Problem requirements:
Restate the whole listing word for word. Pictures are left out.

Supplied material:
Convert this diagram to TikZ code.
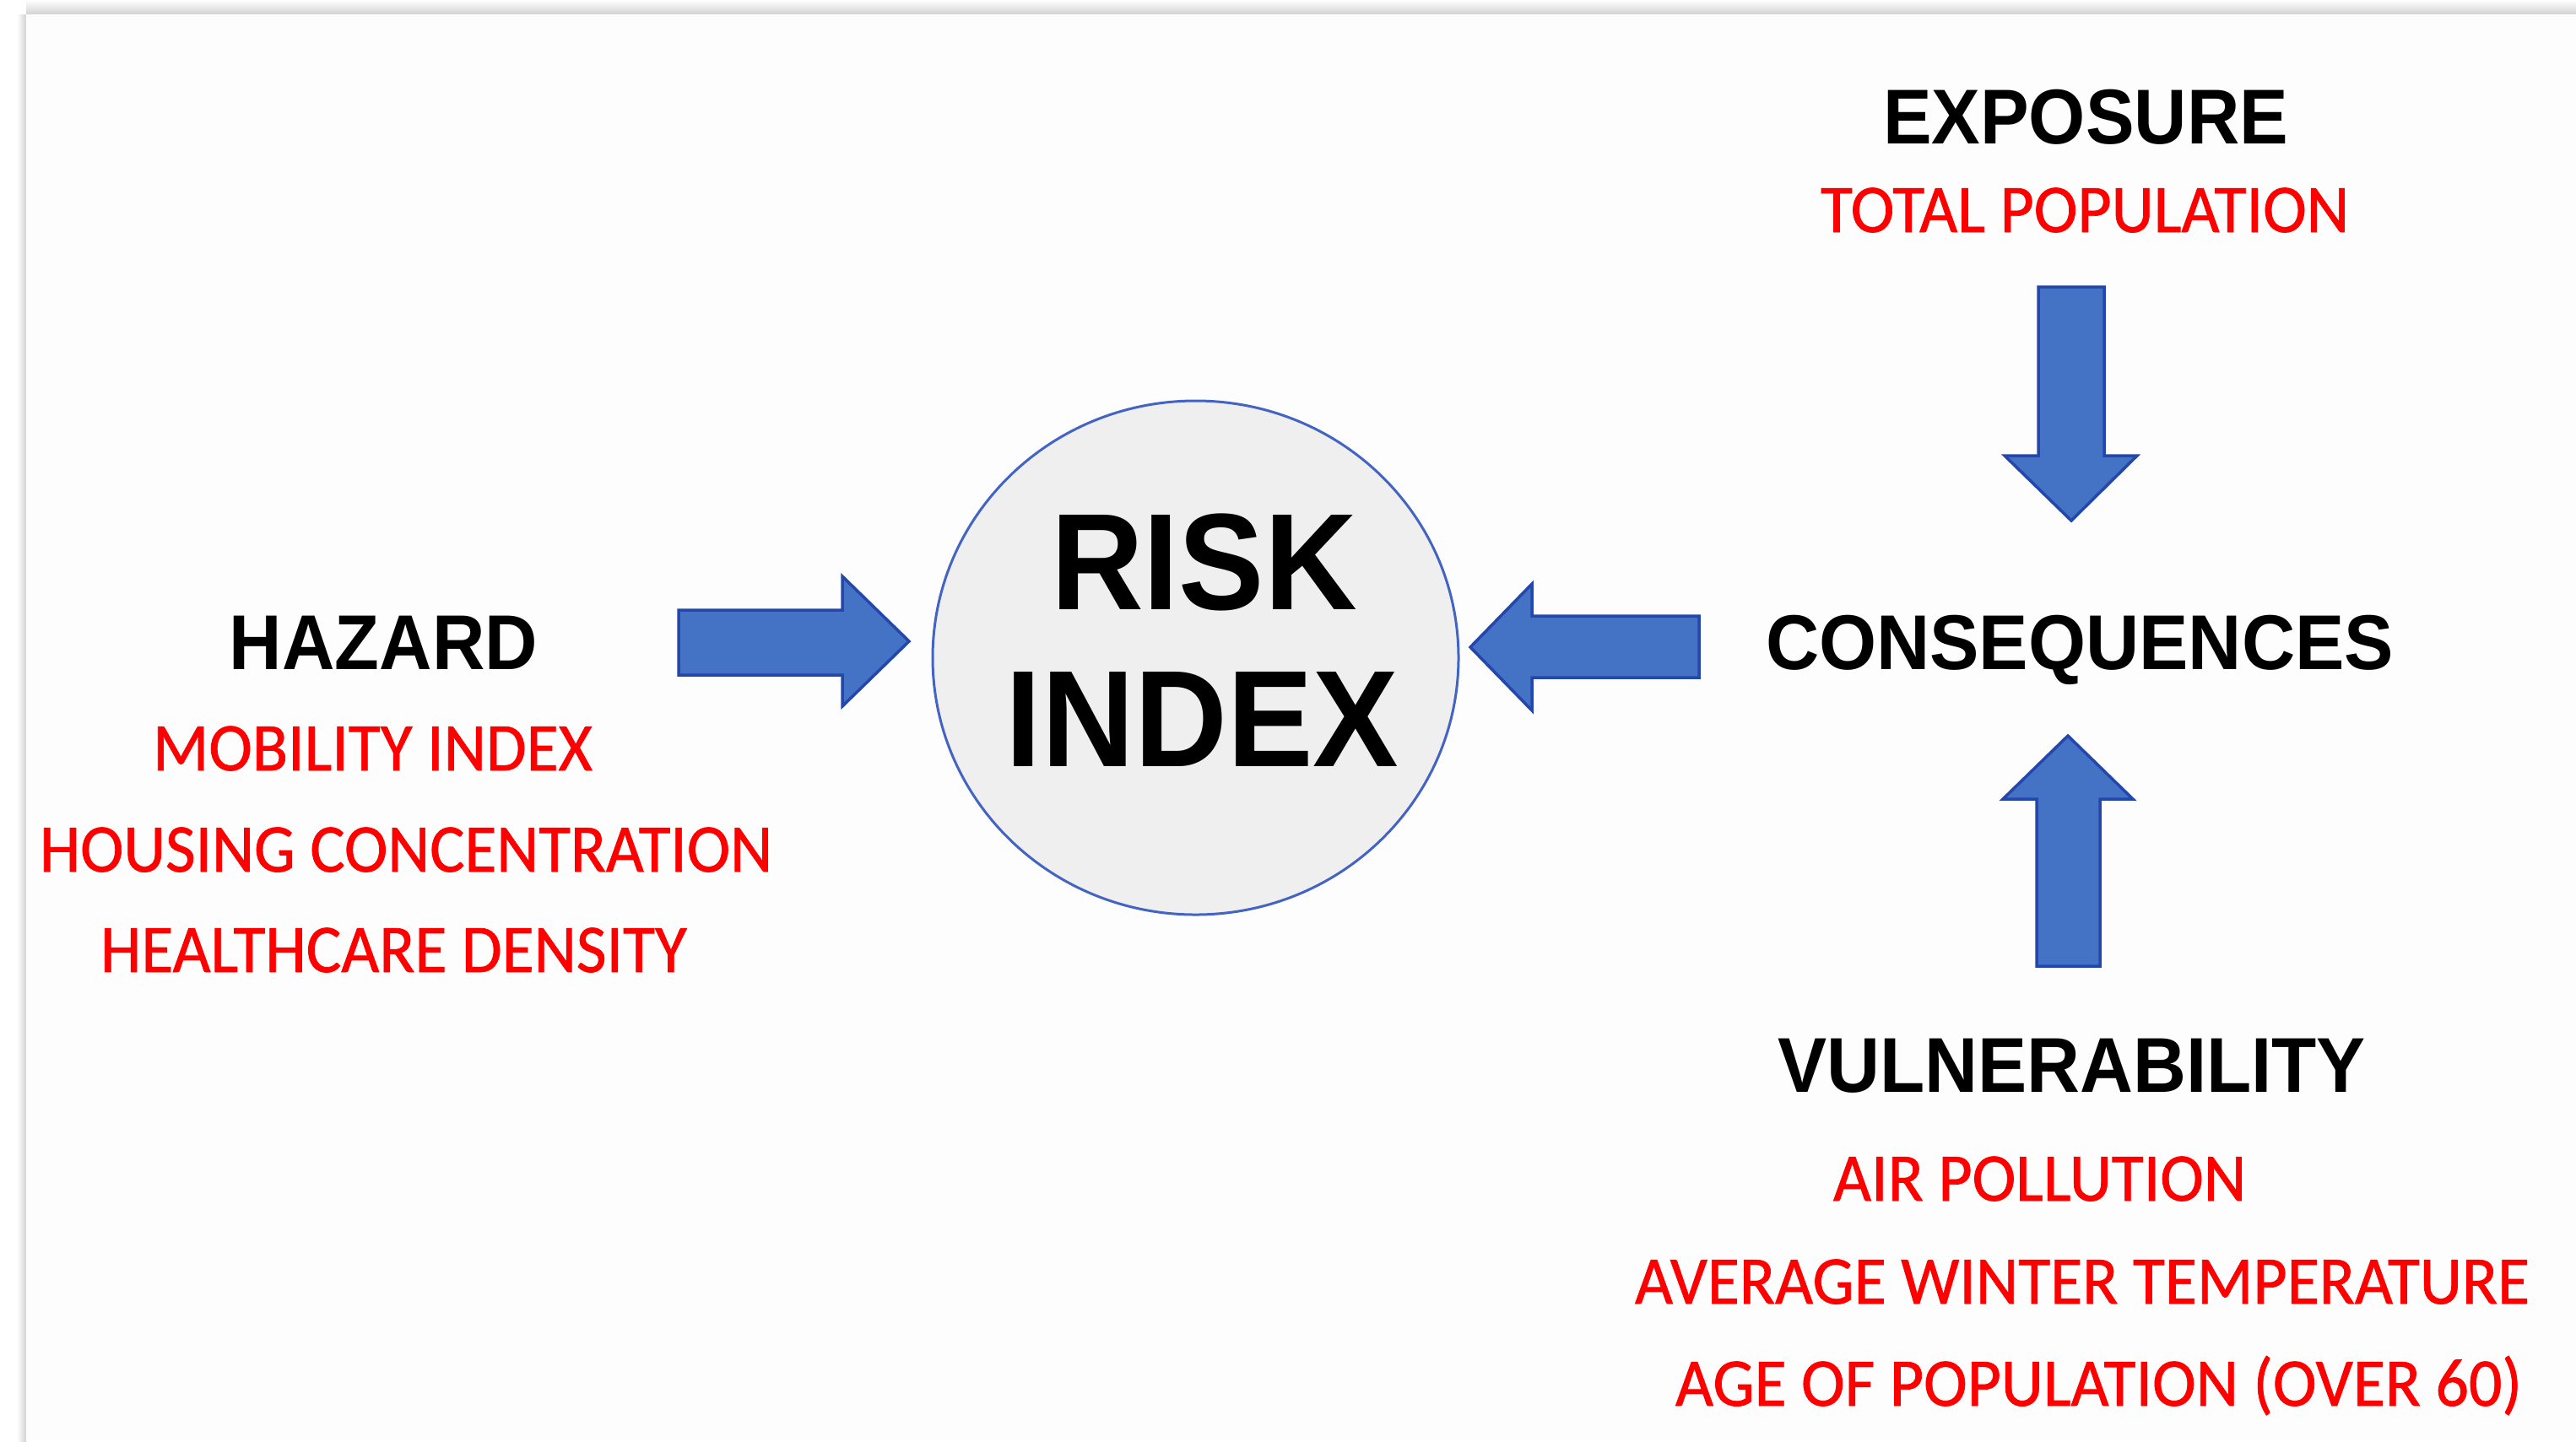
\documentclass[tikz,border=0pt]{standalone}
\usepackage{graphicx}
\usepackage{fontspec}
\setmainfont{Liberation Sans}
\newfontfamily\itemfont{Carlito}[FakeBold=0.9]
\usetikzlibrary{shapes.geometric}

% one drawing unit = one pixel of the 3052 x 1708 canvas
\newlength{\pxu}
\setlength{\pxu}{0.01cm}
% set a line at its natural height, stretched or squeezed to a given width
\newcommand{\fitline}[2]{\resizebox{#1\pxu}{\height}{#2}}

\definecolor{arrowfill}{HTML}{4472C4}
\definecolor{arrowedge}{HTML}{2447AC}
\definecolor{ringblue}{HTML}{4464C4}
\definecolor{discgray}{HTML}{EFEFEF}
\definecolor{itemred}{HTML}{FF0000}
\definecolor{shadowgray}{HTML}{D2D2D2}
\definecolor{panelwhite}{HTML}{FDFDFD}

\tikzset{
  headlabel/.style={inner sep=0pt, anchor=base, text=black,
    font=\fontsize{26.2pt}{30pt}\selectfont\bfseries},
  biglabel/.style={inner sep=0pt, anchor=base, text=black,
    font=\fontsize{46.3pt}{52pt}\selectfont\bfseries},
  itemlabel/.style={inner sep=0pt, anchor=base, text=itemred,
    font=\itemfont\fontsize{23pt}{26pt}\selectfont},
  blockarrow/.style={fill=arrowfill, draw=arrowedge, line width=3.5\pxu,
    line join=miter},
}

\begin{document}
\begin{tikzpicture}[x=0.01cm, y=-0.01cm]
  \useasboundingbox (0,0) rectangle (3052,1708);

  % page and the slide panel with its soft shadow
  \fill[white] (0,0) rectangle (3052,1708);
  \shade[top color=white, bottom color=shadowgray] (31,0) rectangle (3052,17);
  \shade[left color=white, right color=shadowgray] (20,17) rectangle (31,1708);
  \fill[panelwhite] (31,17) rectangle (3052,1708);

  % central disc
  \node[ellipse, draw=ringblue, fill=discgray, line width=3\pxu, inner sep=0pt,
        minimum width=623\pxu, minimum height=609\pxu] (risk) at (1416.5,779.5) {};
  \node[biglabel] (riskword)  at (1426.5,722) {\fitline{363}{RISK}};
  \node[biglabel] (indexword) at (1424.5,908) {\fitline{465}{INDEX}};

  % hazard block
  \node[headlabel] (hazard)     at (454.5,793) {\fitline{365}{HAZARD}};
  \node[itemlabel] (mobility)   at (441.5,913) {\fitline{521}{MOBILITY INDEX}};
  \node[itemlabel] (housing)    at (481,1033)  {\fitline{868}{HOUSING CONCENTRATION}};
  \node[itemlabel] (healthcare) at (466.5,1152) {\fitline{695}{HEALTHCARE DENSITY}};

  % exposure block
  \node[headlabel] (exposure)   at (2471,170) {\fitline{480}{EXPOSURE}};
  \node[itemlabel] (population) at (2470,275) {\fitline{626}{TOTAL POPULATION}};

  % consequences
  \node[headlabel] (consequences) at (2464,793) {\fitline{744}{CONSEQUENCES}};

  % vulnerability block
  \node[headlabel] (vulnerability) at (2454.5,1294) {\fitline{697}{VULNERABILITY}};
  \node[itemlabel] (airpollution)  at (2416.5,1423) {\fitline{489}{AIR POLLUTION}};
  \node[itemlabel] (wintertemp)    at (2467,1545)   {\fitline{1060}{AVERAGE WINTER TEMPERATURE}};
  \node[itemlabel] (ageover)       at (2486.5,1666) {\fitline{1003}{AGE OF POPULATION (OVER 60)}};

  % block arrows
  \draw[blockarrow] (804,723) -- (998,723) -- (998,683) -- (1077,760)
                    -- (998,837) -- (998,800) -- (804,800) -- cycle;
  \draw[blockarrow] (2013,730) -- (1815,730) -- (1815,692) -- (1742,767)
                    -- (1815,842) -- (1815,803) -- (2013,803) -- cycle;
  \draw[blockarrow] (2415,340) -- (2493,340) -- (2493,540) -- (2532,540)
                    -- (2454,617) -- (2375,540) -- (2415,540) -- cycle;
  \draw[blockarrow] (2413,1145) -- (2413,947) -- (2373,947) -- (2450,872)
                    -- (2527,947) -- (2488,947) -- (2488,1145) -- cycle;
\end{tikzpicture}
\end{document}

Output below:
Convert this diagram to TikZ code.
\documentclass[tikz,border=0pt]{standalone}
\usepackage{graphicx}
\usepackage{fontspec}
\setmainfont{Liberation Sans}
\newfontfamily\itemfont{Carlito}[FakeBold=0.9]
\usetikzlibrary{shapes.geometric}

% one drawing unit = one pixel of the 3052 x 1708 canvas
\newlength{\pxu}
\setlength{\pxu}{0.01cm}
% set a line at its natural height, stretched or squeezed to a given width
\newcommand{\fitline}[2]{\resizebox{#1\pxu}{\height}{#2}}

\definecolor{arrowfill}{HTML}{4472C4}
\definecolor{arrowedge}{HTML}{2447AC}
\definecolor{ringblue}{HTML}{4464C4}
\definecolor{discgray}{HTML}{EFEFEF}
\definecolor{itemred}{HTML}{FF0000}
\definecolor{shadowgray}{HTML}{D2D2D2}
\definecolor{panelwhite}{HTML}{FDFDFD}

\tikzset{
  headlabel/.style={inner sep=0pt, anchor=base, text=black,
    font=\fontsize{26.2pt}{30pt}\selectfont\bfseries},
  biglabel/.style={inner sep=0pt, anchor=base, text=black,
    font=\fontsize{46.3pt}{52pt}\selectfont\bfseries},
  itemlabel/.style={inner sep=0pt, anchor=base, text=itemred,
    font=\itemfont\fontsize{23pt}{26pt}\selectfont},
  blockarrow/.style={fill=arrowfill, draw=arrowedge, line width=3.5\pxu,
    line join=miter},
}

\begin{document}
\begin{tikzpicture}[x=0.01cm, y=-0.01cm]
  \useasboundingbox (0,0) rectangle (3052,1708);

  % page and the slide panel with its soft shadow
  \fill[white] (0,0) rectangle (3052,1708);
  \shade[top color=white, bottom color=shadowgray] (31,0) rectangle (3052,17);
  \shade[left color=white, right color=shadowgray] (20,17) rectangle (31,1708);
  \fill[panelwhite] (31,17) rectangle (3052,1708);

  % central disc
  \node[ellipse, draw=ringblue, fill=discgray, line width=3\pxu, inner sep=0pt,
        minimum width=623\pxu, minimum height=609\pxu] (risk) at (1416.5,779.5) {};
  \node[biglabel] (riskword)  at (1426.5,722) {\fitline{363}{RISK}};
  \node[biglabel] (indexword) at (1424.5,908) {\fitline{465}{INDEX}};

  % hazard block
  \node[headlabel] (hazard)     at (454.5,793) {\fitline{365}{HAZARD}};
  \node[itemlabel] (mobility)   at (441.5,913) {\fitline{521}{MOBILITY INDEX}};
  \node[itemlabel] (housing)    at (481,1033)  {\fitline{868}{HOUSING CONCENTRATION}};
  \node[itemlabel] (healthcare) at (466.5,1152) {\fitline{695}{HEALTHCARE DENSITY}};

  % exposure block
  \node[headlabel] (exposure)   at (2471,170) {\fitline{480}{EXPOSURE}};
  \node[itemlabel] (population) at (2470,275) {\fitline{626}{TOTAL POPULATION}};

  % consequences
  \node[headlabel] (consequences) at (2464,793) {\fitline{744}{CONSEQUENCES}};

  % vulnerability block
  \node[headlabel] (vulnerability) at (2454.5,1294) {\fitline{697}{VULNERABILITY}};
  \node[itemlabel] (airpollution)  at (2416.5,1423) {\fitline{489}{AIR POLLUTION}};
  \node[itemlabel] (wintertemp)    at (2467,1545)   {\fitline{1060}{AVERAGE WINTER TEMPERATURE}};
  \node[itemlabel] (ageover)       at (2486.5,1666) {\fitline{1003}{AGE OF POPULATION (OVER 60)}};

  % block arrows
  \draw[blockarrow] (804,723) -- (998,723) -- (998,683) -- (1077,760)
                    -- (998,837) -- (998,800) -- (804,800) -- cycle;
  \draw[blockarrow] (2013,730) -- (1815,730) -- (1815,692) -- (1742,767)
                    -- (1815,842) -- (1815,803) -- (2013,803) -- cycle;
  \draw[blockarrow] (2415,340) -- (2493,340) -- (2493,540) -- (2532,540)
                    -- (2454,617) -- (2375,540) -- (2415,540) -- cycle;
  \draw[blockarrow] (2413,1145) -- (2413,947) -- (2373,947) -- (2450,872)
                    -- (2527,947) -- (2488,947) -- (2488,1145) -- cycle;
\end{tikzpicture}
\end{document}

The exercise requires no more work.